Maples looked frail as she sat there in her chair, but also luminously happy. She’s had a long career as an attorney, but the fight for same-sex marriage is the work she’ll be most remembered for, and she knows it. She said Kennedy’s opinion had moved her to tears.
Maples said that she was disappointed but not surprised that the U.S. Supreme Court managed to rule before the Arkansas Supreme Court. She said that while the Arkansas Supreme Court claimed the case is resolved, there are still issues to be addressed, such as whether or not the wildly successful 2004 referendum to make gay marriage illegal did, in fact, alter the due process and equal protection clauses of the state’s bill of rights, as has been claimed.
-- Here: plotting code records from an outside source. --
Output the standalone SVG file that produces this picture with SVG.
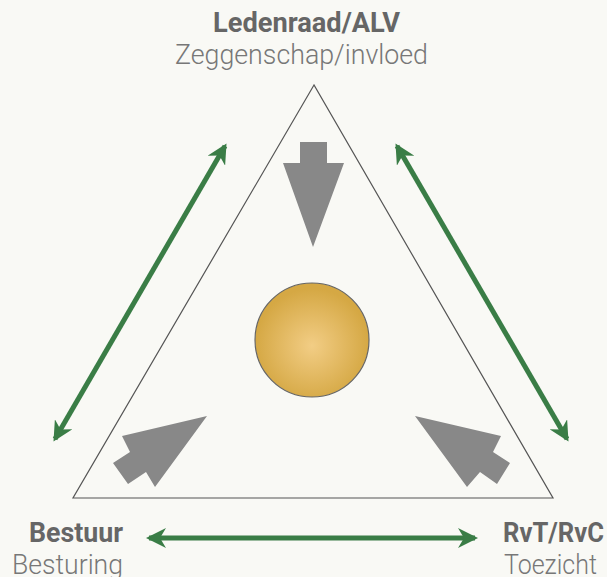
<svg xmlns="http://www.w3.org/2000/svg" width="607" height="577" viewBox="0 0 607 577">
<defs>
<radialGradient id="gold" cx="0.5" cy="0.55" r="0.5">
<stop offset="0" stop-color="#f2cd85"/>
<stop offset="1" stop-color="#d5a844"/>
</radialGradient>
<marker id="ah" viewBox="0 0 20 20" refX="17" refY="10" markerWidth="20" markerHeight="20" markerUnits="userSpaceOnUse" orient="auto-start-reverse">
<path d="M0,0 L20,10 L0,20 L6,10 Z" fill="#3a7d46"/>
</marker>
<style>
.t{font-family:Roboto,"Liberation Sans",sans-serif;font-size:27px;}
.b{font-weight:bold;fill:#666;}
.l{font-weight:300;fill:#777;}
.g{fill:#888;}
.c{stroke:#3a7d46;stroke-width:5;fill:none;}
</style>
</defs>
<rect width="607" height="577" fill="#f9f9f5"/>
<g id="triangle">
<polygon points="314,85 73,498 553,498" fill="none" stroke="#555" stroke-width="1.2"/>
</g>
<g id="center">
<circle cx="312" cy="340" r="57" fill="url(#gold)" stroke="#666" stroke-width="1.2"/>
</g>
<g id="arrow-top">
<polygon class="g" points="300,142 327,142 327,163 344,163 313,247 283,163 300,163"/>
</g>
<g id="arrow-left">
<polygon class="g" points="207,416 122,436 130,452 113,463 128,484 146,472 155,487"/>
</g>
<g id="arrow-right">
<polygon class="g" points="415,416 501,436 493,452 510,463 497,484 480,472 467,487"/>
</g>
<g id="node-top">
<text class="t b" x="213" y="32" textLength="187" lengthAdjust="spacingAndGlyphs">Ledenraad/ALV</text>
<text class="t l" x="175" y="64" textLength="253" lengthAdjust="spacingAndGlyphs">Zeggenschap/invloed</text>
</g>
<g id="node-left">
<text class="t b" x="29" y="542" textLength="94" lengthAdjust="spacingAndGlyphs">Bestuur</text>
<text class="t l" x="12" y="574" textLength="111" lengthAdjust="spacingAndGlyphs">Besturing</text>
</g>
<g id="node-right">
<text class="t b" x="503" y="542" textLength="101" lengthAdjust="spacingAndGlyphs">RvT/RvC</text>
<text class="t l" x="504" y="574" textLength="93" lengthAdjust="spacingAndGlyphs">Toezicht</text>
</g>
<g id="connectors">
<line class="c" x1="225" y1="146" x2="55" y2="439" marker-start="url(#ah)" marker-end="url(#ah)"/>
<line class="c" x1="397" y1="146" x2="567" y2="439" marker-start="url(#ah)" marker-end="url(#ah)"/>
<line class="c" x1="149" y1="538" x2="475" y2="538" marker-start="url(#ah)" marker-end="url(#ah)"/>
</g>
</svg>
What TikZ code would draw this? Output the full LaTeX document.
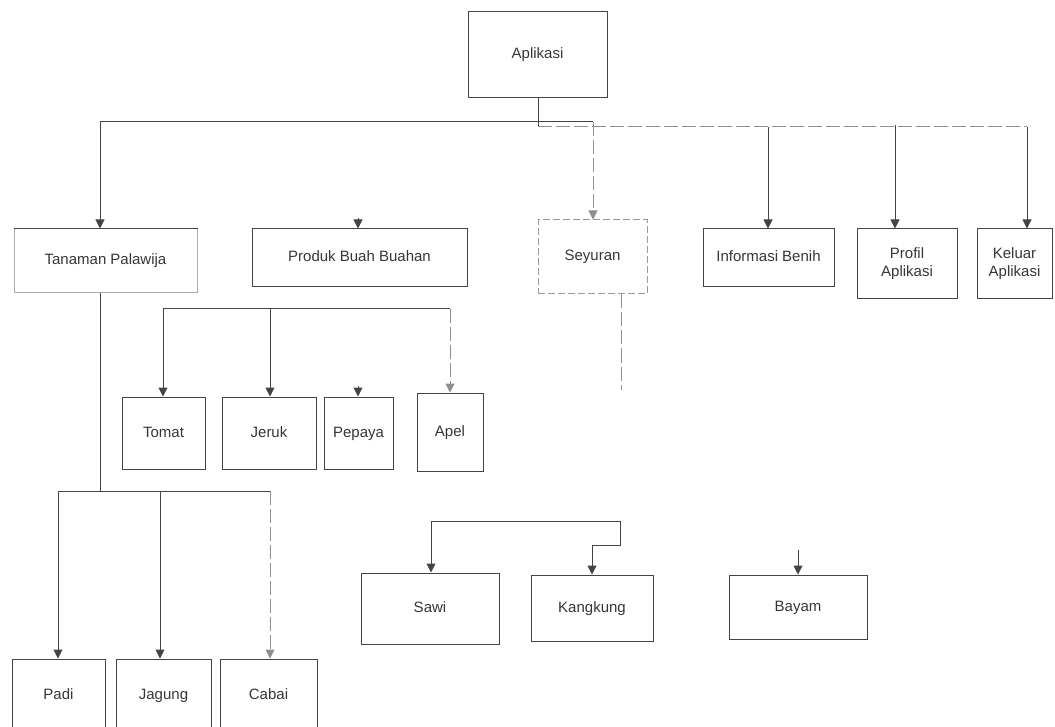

“The due process and equal protection clauses are supposed to be inalienable,” she said. “That should never be able to happen again. Those inalienable rights include the right to bear arms, freedom of religion, things that people are really concerned about. So this is a dangerous precedent and really needs to be addressed by the Arkansas Supreme Court.”
Maples said she believed it was fear that caused the state’s elected Supreme Court justices to avoid a ruling in the case; specifically, the fear that a ruling in support of same-sex marriage would lead to punishment by the voters on Election Day. It’s stands as proof that the state needs another system for selecting the judiciary, Maples said.
Maples said the next fight would be against LGBT discrimination. Like several people I talked with, she noted that in Arkansas, LGBT people can still be summarily fired from their jobs or kicked out of rental housing based on their sexual orientation or gender identity. She believes the great strides that have been made in only a few years show that full equality can happen.
She’ll be remembered with a place in Arkansas history books.
Survivors, a sister said, are her husband Richard Maples; daughters, Monica Keesee (Randy), Melina Granger and Meredith Moore (Steve); sons, Greg Smith and Darin Monroe; 12 grandchildren; two great-grandchildren; two sisters, Linda Smith and Cindy Starr (David); a brother Harvey Smith (Amy), and dozens of loving nephews & nieces!